Short exercise
Work through the data line by line, gathering every line that has the word "this".

Extracted data entries
Begin

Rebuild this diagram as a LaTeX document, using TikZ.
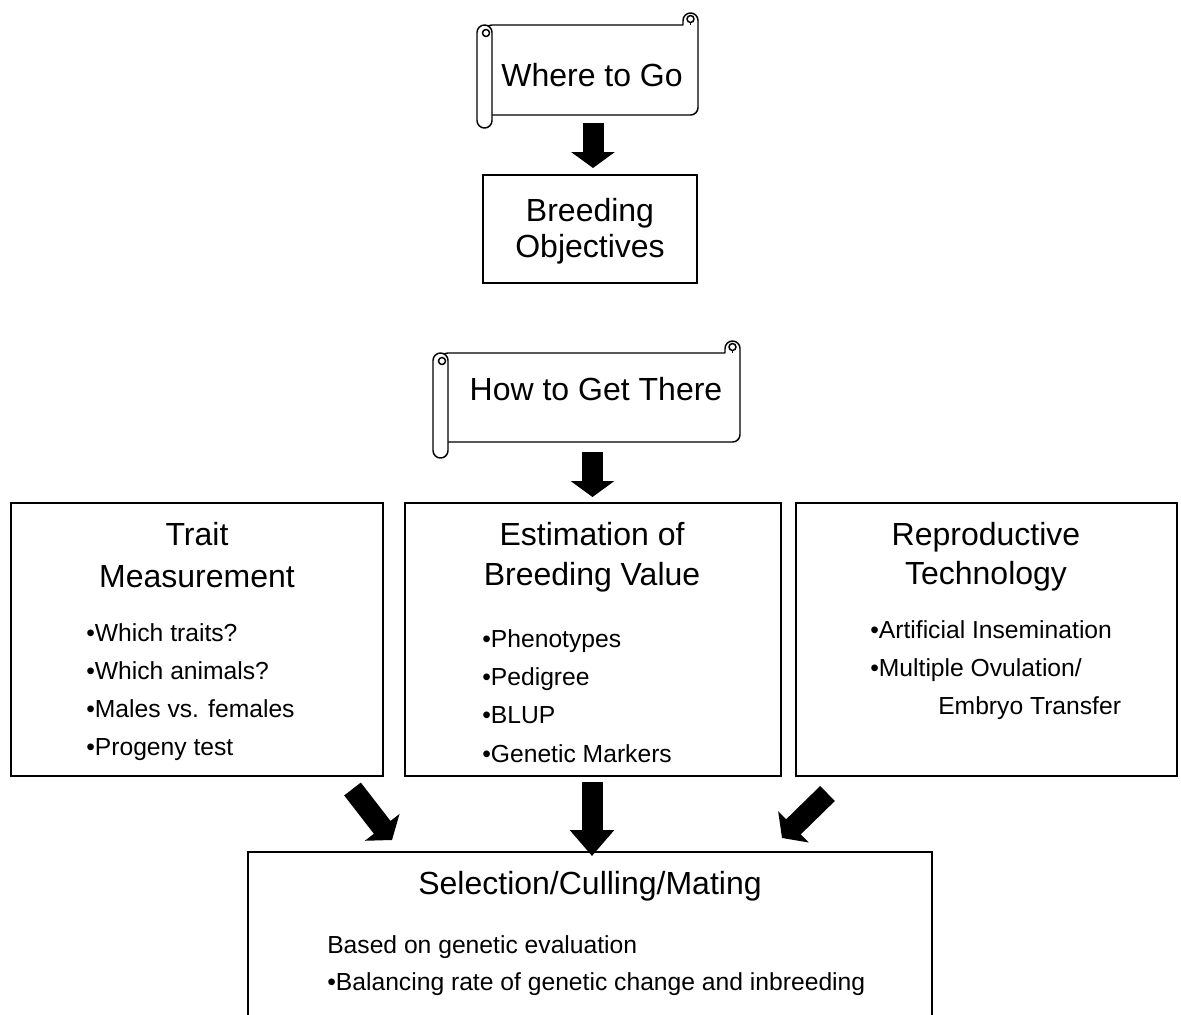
\documentclass[tikz,border=0pt]{standalone}
\usepackage{fontspec}
\setmainfont{Liberation Sans}
\usetikzlibrary{arrows.meta}
\begin{document}
\begin{tikzpicture}[x=0.75pt,y=-0.75pt,
  box/.style={draw=black, line width=1.1pt, fill=white, inner sep=0pt, outer sep=0pt, anchor=north west},
  scl/.style={draw=black, line width=1.1pt, fill=white},
  ttl/.style={font=\fontsize{24}{28}\selectfont, inner sep=0pt, anchor=base},
  bul/.style={font=\fontsize{18.5}{22}\selectfont, inner sep=0pt, anchor=base west},
  barrow/.style={draw=black, line width=15.75pt, -{Triangle[length=12pt,width=32.25pt]}},
  barrowlong/.style={draw=black, line width=15.75pt, -{Triangle[length=19.5pt,width=32.25pt]}},
]
\useasboundingbox (0,0) rectangle (1181,1014);
\clip (0,0) rectangle (1181,1014);

% ---------- scroll 1: Where to Go ----------
\draw[scl, rounded corners=5.6pt] (683,25) -- (683,13) -- (698,13) -- (698,115) -- (484.5,115) -- (484.5,25) -- (683,25);
\draw[line width=1.1pt] (690.5,22.5) -- (690.5,25);
\draw[line width=1.1pt] (690.5,19) circle[radius=3.5];
\draw[scl, rounded corners=5.6pt] (477,25) rectangle (492,128);
\draw[line width=1.1pt] (486,33) circle[radius=3.5];
\node[ttl] (t1) at (592,86) {Where to Go};

% ---------- Breeding Objectives ----------
\node[box, minimum width=160.5pt, minimum height=81pt] (obj) at (483,175) {};
\node[ttl] (t2) at (590,221) {Breeding};
\node[ttl] (t2b) at (590,257) {Objectives};

% ---------- scroll 2: How to Get There ----------
\draw[scl, rounded corners=5.6pt] (725,353) -- (725,341) -- (740,341) -- (740,442) -- (440.5,442) -- (440.5,353) -- (725,353);
\draw[line width=1.1pt] (732.5,350.5) -- (732.5,353);
\draw[line width=1.1pt] (732.5,347) circle[radius=3.5];
\draw[scl, rounded corners=5.6pt] (433,353) rectangle (448,458);
\draw[line width=1.1pt] (442,361) circle[radius=3.5];
\node[ttl] (t3) at (596,400) {How to Get There};

% ---------- three boxes ----------
\node[box, minimum width=279pt, minimum height=204.75pt] (trait) at (11,503) {};
\node[box, minimum width=282pt, minimum height=204.75pt] (est) at (405,503) {};
\node[box, minimum width=285.75pt, minimum height=204.75pt] (repro) at (796,503) {};

\node[ttl] (tr1) at (197,545) {Trait};
\node[ttl] (tr2) at (197,587) {Measurement};
\node[bul] (tb1) at (86,641) {•Which traits?};
\node[bul] (tb2) at (86,679) {•Which animals?};
\node[bul] (tb3) at (86,717) {•Males vs. females};
\node[bul] (tb4) at (86,755) {•Progeny test};

\node[ttl] (es1) at (592,545) {Estimation of};
\node[ttl] (es2) at (592,585) {Breeding Value};
\node[bul] (eb1) at (482,647) {•Phenotypes};
\node[bul] (eb2) at (482,685) {•Pedigree};
\node[bul] (eb3) at (482,723) {•BLUP};
\node[bul] (eb4) at (482,762) {•Genetic Markers};

\node[ttl] (rp1) at (986,545) {Reproductive};
\node[ttl] (rp2) at (986,584) {Technology};
\node[bul] (rb1) at (870,638) {•Artificial Insemination};
\node[bul] (rb2) at (870,676) {•Multiple Ovulation/};
\node[bul] (rb3) at (938,714) {Embryo Transfer};

% ---------- bottom box ----------
\node[box, minimum width=513pt, minimum height=133.5pt] (sel) at (248,852) {};
\node[ttl] (sl1) at (590,894) {Selection/Culling/Mating};
\node[bul] (sb1) at (327,953) {Based on genetic evaluation};
\node[bul] (sb2) at (327,990) {•Balancing rate of genetic change and inbreeding};

% ---------- block arrows ----------
\coordinate (a1s) at (593,123);
\coordinate (a1e) at (593,168);
\coordinate (a2s) at (592.5,452);
\coordinate (a2e) at (592.5,497);
\coordinate (a3s) at (592,782);
\coordinate (a3e) at (592,856);
\coordinate (a4s) at (352.5,789);
\coordinate (a4e) at (392,840);
\coordinate (a5s) at (827.5,793.5);
\coordinate (a5e) at (782,838);
\draw[barrow] (a1s) -- (a1e);
\draw[barrow] (a2s) -- (a2e);
\draw[barrowlong] (a3s) -- (a3e);
\draw[barrow] (a4s) -- (a4e);
\draw[barrow] (a5s) -- (a5e);
\end{tikzpicture}
\end{document}
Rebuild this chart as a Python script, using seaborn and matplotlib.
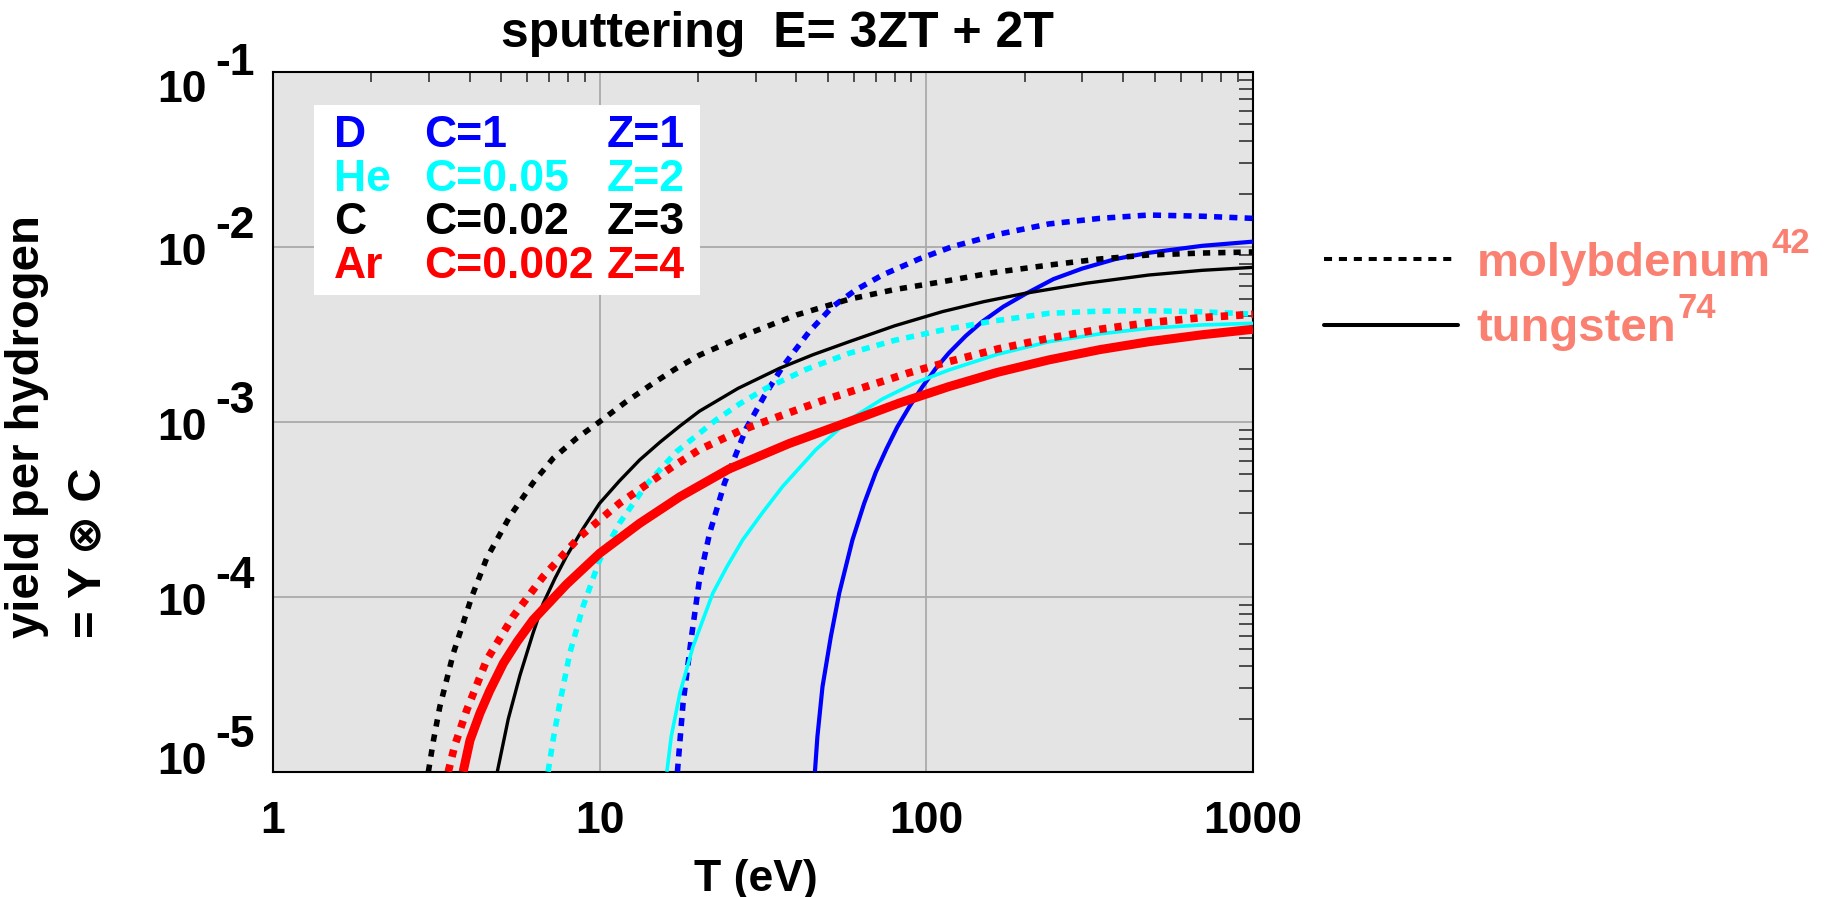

End

The result
Rebuild this diagram as a LaTeX document, using TikZ.
Rebuild this chart as a Python script, using seaborn and matplotlib.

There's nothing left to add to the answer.